American tyre maker Cooper Tire has formally terminated its proposed acquisition by Onkar Kanwar-led Apollo Tyres. The fate of the $2.5 billion deal, which could have created the world’s seventh-largest tyre maker, was doomed and would have expired on Tuesday as Apollo Tyres sought cut in deal price in light of labour union troubles in the US and threat of the Chinese venture splitting up.
“It is time to move our business forward,” said Cooper chairman, CEO and president Roy Armes. “While the strategic rationale for a business combination with Apollo is compelling, it is clear that the merger agreement both companies signed on June 12 will not be consummated by Apollo and we have been notified that financing for the transaction is no longer available. The right thing for Cooper now is to focus on continuing to build our business.”
“Our business model is strong, and despite the challenges this year, we are coming off record operating profit through the first half of the year and expect to continue to be profitable for the second half, ending the year with a strong balance sheet,” Armes said.

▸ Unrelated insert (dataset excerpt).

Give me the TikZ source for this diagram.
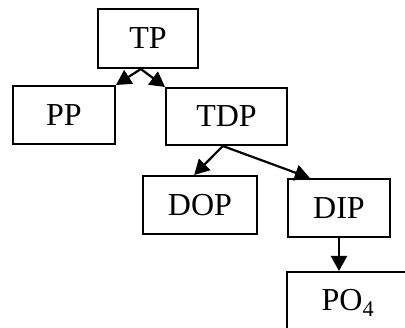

“Apollo is disappointed that Cooper has prematurely attempted to terminate our merger agreement. Cooper’s actions leave Apollo no choice but to pursue legal remedies for Cooper’s detrimental conduct,” Apollo Tyres said.
Early this month a US court had dismissed Cooper’s bid to force Apollo Tyres to complete its pending $2.5 billion deal to buy out the American tyre maker. This, in effect, allowed the Indian firm to walk away from the transaction, which was seen as negative by its investors in terms of impact on its balance sheet.
The Delaware Supreme Court had dismissed Cooper’s appeal against an earlier ruling by the Delaware Chancery Court that Apollo Tyres Ltd was meeting its obligations to resolve disputes with labour unions at Cooper’s plants in Ohio and Texas.
Shares of Apollo Tyres rose to its 52-week high on the Bombay Stock Exchange early in the day and last traded at Rs 101.3 a piece, an increase of 0.55 per cent from its previous close in a soft Mumbai market on Monday.
The proposed deal, announced in June, where Apollo Tyres was to acquire New York Stock Exchange-listed Cooper for $2.5 billion in an all-cash deal, would have made it the world’s seventh-largest tyre maker.
The boards of directors of both companies unanimously approved the sale of Cooper to a wholly owned subsidiary of Apollo Tyres for $35 per share, a premium of over 40 per cent to its price before the acquisition announcement, valuing the deal at $2.5 billion.
The deal has been mired by two developments, including a pending settlement with labour union United Steelworkers (USW) and troubles at Cooper’s Chinese venture.
In particular, Cooper is facing a daunting challenge in China as its local partner has threatened to dissolve the business arrangement under the JV Cooper Chengshan (Shandong) Tire Company, Ltd. (CCT) in light of the proposed takeover by Apollo Tyres. Workers at CCT have also gone on strike and have since then partially resumed work.
Cooper had earlier said that Apollo Tyres has sought to pare down the deal value as it may have to bear significant and unanticipated costs that were well beyond those it was obligated to bear under the initial merger agreement.
Cooper said addressing the situation at Cooper Chengshan Tire (CCT) in Rongcheng, China is a top priority in the near term.
Referring to Chinese issue, Apollo Tyres said that Cooper’s lack of control over its largest subsidiary and inability to meet its legal and contractual financial reporting obligations had considerably complicated the situation.
“While Cooper believes Apollo has breached the merger agreement, and we will continue to pursue the legal steps necessary to protect the interests of our company and our stockholders, our focus will be squarely on our business and moving it forward,” said Cooper’s chief Armes.